Я бы хотел заметить, что само существование подлежащей наблюдению совокупности, обозначаемой термином «повседневная жизнь», для многих может оставаться лишь на уровне гипотезы. И правда, с самого момента создания этой исследовательской группы главные опасения внушает явно не то, что группа ещё ничего не успела найти, а то, что с первого дня слышны споры о самом наличии повседневной жизни; и с каждым заседанием они лишь усиливаются. По большей части в ходе обсуждений слышатся выступления тех, кто ни капли не уверен в существовании повседневной жизни, потому что нигде её не встречал. Руководствующаяся подобными настроениями группа по исследованию повседневной жизни по всем параметрам сравнима с экспедицией, ушедшей на поиски снежного человека, которая вполне может в итоге прийти к заключению, что он – лишь фольклорная выдумка.
Конечно, все соглашаются с тем, что определённые действия, повторяемые изо дня в день, – например, открыть дверь или наполнить стакан, – действительно существуют; но все они относятся к настолько банальному уровню той реальности, которую мы с полным основанием оспариваем, что представляют интерес только как повод для новой специализации в социологических исследованиях. Часть социологов и правда, похоже, не слишком склонна представлять, что у повседневной жизни могут быть иные аспекты, исходя из определения, предложенного для неё Анри Лефевром: «Это всё, что останется, если вычесть из прожитого всю специализированную деятельность»1
. Тут‑то и обнаруживается, что большая часть социологов, – мы ведь знаем, специализированная деятельность это их хлеб, и потому они в неё зачастую слепо веруют, – так вот, большинство социологов везде находят специализированную деятельность, и нигде – повседневную жизнь. Повседневная жизнь всегда где‑то там. У других. Во всяком случае точно не среди социологов, – может, у остальных классов. Кто‑то здесь даже сказал, что было бы любопытно понаблюдать за рабочими как за подопытными кроликами, которые, вероятно, заражены‑таки этим вирусом повседневной жизни, потому что раз у них нет доступа к специализированной деятельности, они и проживают исключительно повседневную жизнь. Такой способ разглядывать людей в лупу в поисках какой‑то смутной, примитивной повседневности; а главное, неприкрытое удовольствие, с каким это говорится, эта наивная гордость быть включённым в ту культуру, чей оглушительный провал уже никто и не думает скрывать, абсолютная неспособность понять мир, который её произвёл, – всё это не может не удивлять.Здесь имеет место очевидное желание спрятаться за мысленными построениями, которые исходят из искусственного разделения всего на отдельные сферы, с целью избавиться от бесполезного, грубого и неудобного концепта «повседневной жизни». Этот концепт возвращает к тому, что осталось от каталогизированной и классифицированной действительности, к тому остатку, на который многие терпеть не могут поднимать глаза, потому что в нём видится целостный подход; и он требует комплексных суждений, политических выводов. Говорят, что часть интеллектуалов тешит себя таким образом иллюзией причастности к господствующему слою общества, в силу того, что им принадлежит одна или несколько культурных специализаций; что на самом деле должно было бы делать их первыми, кто разглядит, насколько вся эта господствующая культура уже изъедена молью. Но вне зависимости от нашего суждения о том, насколько эта культура последовательна и интересна в своих элементах, она подвергла вышеупомянутых интеллектуалов отчуждению, заключающемуся в том, чтобы верить, что они, находясь на небе социологов, не имеют никакого отношения к повседневной жизни любых народных масс, или в то, что они слишком высоко забрались по лестнице человеческих возможностей, при этом не замечая, что сами они – по сути такие же бедняки.

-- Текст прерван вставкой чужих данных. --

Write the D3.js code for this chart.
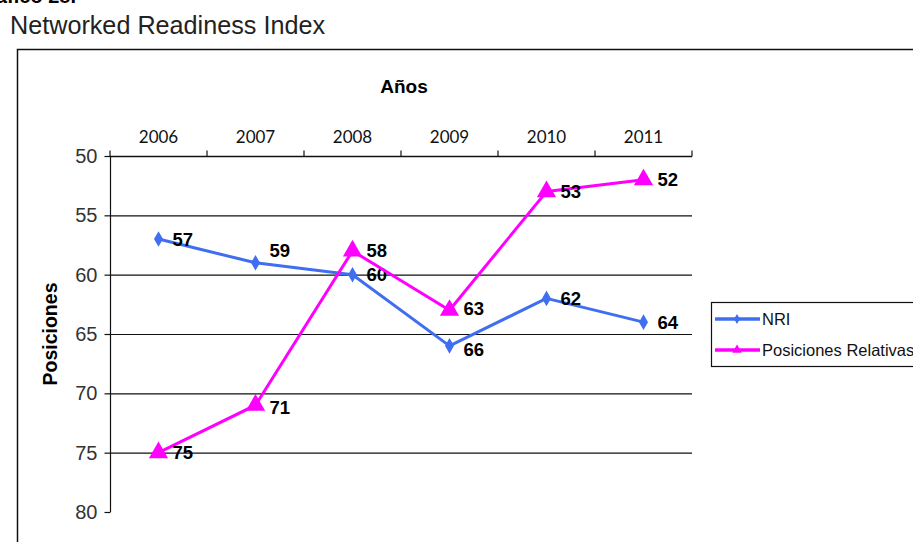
<!DOCTYPE html>
<html>
<head>
<meta charset="utf-8">
<script src="https://cdn.jsdelivr.net/npm/d3@7"></script>
<style>
  html, body { margin: 0; padding: 0; background: #fff; }
  svg { display: block; }
</style>
</head>
<body>
<svg id="chart" width="913" height="542"></svg>
<script>
// Years shown along the top axis
const years = ["2006", "2007", "2008", "2009", "2010", "2011"];
// Ranking positions per year
const nriValues = [57, 59, 60, 66, 62, 64];
const relativeValues = [75, 71, 58, 63, 53, 52];
// Y-axis ticks (reversed: better rank at top)
const yTicks = [50, 55, 60, 65, 70, 75, 80];
const gridValues = [55, 60, 65, 70, 75];
const seriesNames = ["NRI", "Posiciones Relativas"];

// Small vertical nudges for the value labels so they clear the lines
const nriLabelDy = [0, -12, 0, 4, 0, 0];
const relLabelDy = [0, 2, 0, -2, 0, 0];

const svg = d3.select("#chart");
const plot = { left: 110, right: 692, top: 156, bottom: 512 };

const blue = "#3f6ff0";
const magenta = "#ff00ff";

// Heading above the chart frame
svg.append("text")
  .attr("x", 76).attr("y", 3)
  .attr("text-anchor", "end")
  .attr("font-family", "Arial, 'Liberation Sans', sans-serif")
  .attr("font-weight", "bold")
  .attr("font-size", 20)
  .attr("fill", "#000")
  .text("Gráfico 28.");

svg.append("text")
  .attr("x", 10).attr("y", 34)
  .attr("font-family", "Arial, 'Liberation Sans', sans-serif")
  .attr("font-size", 25.2)
  .attr("fill", "#222")
  .text("Networked Readiness Index");

// Chart frame
svg.append("rect")
  .attr("x", 17.5).attr("y", 49.5)
  .attr("width", 1000).attr("height", 600)
  .attr("fill", "none")
  .attr("stroke", "#111")
  .attr("stroke-width", 1.5);

const x = d3.scaleBand().domain(years).range([plot.left, plot.right]);
const y = d3.scaleLinear().domain([50, 80]).range([plot.top, plot.bottom]);
const cx = d => x(d) + x.bandwidth() / 2;

// Horizontal gridlines
svg.append("g")
  .selectAll("line")
  .data(gridValues)
  .join("line")
  .attr("x1", plot.left).attr("x2", plot.right)
  .attr("y1", d => y(d) + 0.5).attr("y2", d => y(d) + 0.5)
  .attr("stroke", "#111")
  .attr("stroke-width", 1.2);

// Top category axis
const xAxis = svg.append("g")
  .attr("transform", `translate(0,${plot.top + 0.5})`)
  .call(d3.axisTop(x).tickSize(0).tickPadding(14));
xAxis.select(".domain").attr("stroke", "#111").attr("stroke-width", 1.5)
  .attr("d", `M${plot.left},0H${plot.right}`);
xAxis.selectAll("text")
  .attr("font-family", "Lato, 'Open Sans', sans-serif")
  .attr("font-size", 17)
  .attr("fill", "#111");
// Category boundary ticks
xAxis.selectAll(".bound")
  .data(d3.range(years.length + 1))
  .join("line")
  .attr("class", "bound")
  .attr("x1", i => plot.left + i * x.step())
  .attr("x2", i => plot.left + i * x.step())
  .attr("y1", -6).attr("y2", 0)
  .attr("stroke", "#111").attr("stroke-width", 1.2);

// Left value axis
const yAxis = svg.append("g")
  .attr("transform", `translate(${plot.left + 0.5},0)`)
  .call(d3.axisLeft(y).tickValues(yTicks).tickSize(6).tickPadding(7).tickFormat(d3.format("d")));
yAxis.select(".domain").attr("stroke", "#111").attr("stroke-width", 1.2)
  .attr("d", `M0,${plot.top}V${plot.bottom}`);
yAxis.selectAll(".tick line").attr("stroke", "#111").attr("stroke-width", 1.2);
yAxis.selectAll("text")
  .attr("font-family", "Arial, 'Liberation Sans', sans-serif")
  .attr("font-size", 20)
  .attr("fill", "#333");

// Axis titles
svg.append("text")
  .attr("x", 404).attr("y", 93)
  .attr("text-anchor", "middle")
  .attr("font-family", "Arial, 'Liberation Sans', sans-serif")
  .attr("font-weight", "bold")
  .attr("font-size", 19)
  .attr("fill", "#000")
  .text("Años");

svg.append("text")
  .attr("transform", "translate(57,334) rotate(-90)")
  .attr("text-anchor", "middle")
  .attr("font-family", "Arial, 'Liberation Sans', sans-serif")
  .attr("font-weight", "bold")
  .attr("font-size", 19.5)
  .attr("fill", "#000")
  .text("Posiciones");

const line = d3.line().x((d, i) => cx(years[i])).y(d => y(d));
const diamond = d3.symbol().type(d3.symbolDiamond).size(70);
const triangle = d3.symbol().type(d3.symbolTriangle).size(160);

function drawSeries(values, color, symbol, dyList) {
  const g = svg.append("g");
  g.append("path")
    .datum(values)
    .attr("d", line)
    .attr("fill", "none")
    .attr("stroke", color)
    .attr("stroke-width", 3)
    .attr("stroke-linejoin", "round");
  g.selectAll(".mk")
    .data(values)
    .join("path")
    .attr("class", "mk")
    .attr("d", symbol)
    .attr("transform", (d, i) => `translate(${cx(years[i])},${y(d)})`)
    .attr("fill", color);
  g.selectAll(".lbl")
    .data(values)
    .join("text")
    .attr("class", "lbl")
    .attr("x", (d, i) => cx(years[i]) + 14)
    .attr("y", (d, i) => y(d) + dyList[i])
    .attr("dy", "0.35em")
    .attr("font-family", "Arial, 'Liberation Sans', sans-serif")
    .attr("font-weight", "bold")
    .attr("font-size", 18.5)
    .attr("fill", "#000")
    .text(d => d);
}

drawSeries(nriValues, blue, diamond, nriLabelDy);
drawSeries(relativeValues, magenta, triangle, relLabelDy);

// Legend
const legend = svg.append("g");
legend.append("rect")
  .attr("x", 711.5).attr("y", 302.5)
  .attr("width", 260).attr("height", 64)
  .attr("fill", "#fff")
  .attr("stroke", "#111")
  .attr("stroke-width", 1.2);
const legendRows = [
  { name: seriesNames[0], color: blue, symbol: d3.symbol().type(d3.symbolDiamond).size(30), yy: 319 },
  { name: seriesNames[1], color: magenta, symbol: d3.symbol().type(d3.symbolTriangle).size(40), yy: 350 }
];
legendRows.forEach(r => {
  legend.append("line")
    .attr("x1", 715).attr("x2", 760)
    .attr("y1", r.yy).attr("y2", r.yy)
    .attr("stroke", r.color).attr("stroke-width", 3.5);
  legend.append("path")
    .attr("d", r.symbol)
    .attr("transform", `translate(737,${r.yy})`)
    .attr("fill", r.color);
  legend.append("text")
    .attr("x", 762).attr("y", r.yy)
    .attr("dy", "0.35em")
    .attr("font-family", "Arial, 'Liberation Sans', sans-serif")
    .attr("font-size", 16.5)
    .attr("fill", "#111")
    .text(r.name);
});
</script>
</body>
</html>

Безусловно, специализированная деятельность существует; более того, в текущую эпоху именно она практикуется повсеместно, что всегда полезно признавать, отбросив иллюзии. Повседневная жизнь – это не всё подряд. Хотя и можно наблюдать её диффузию в специализированные виды деятельности, вплоть до того, что в некотором смысле мы всегда находимся внутри повседневной жизни. Но если мы решим набросать простейшую пространственную схему всех видов деятельности, повседневную жизнь нужно будет рисовать в самом центре. Всякое частное начинание и всякое воплощение именно здесь обретают своё истинное значение. Повседневная жизнь – это мера всего: успешности или, скорее, безуспешности человеческих отношений; использования проживаемой жизни; поисков, происходящих в искусстве; революционной политики.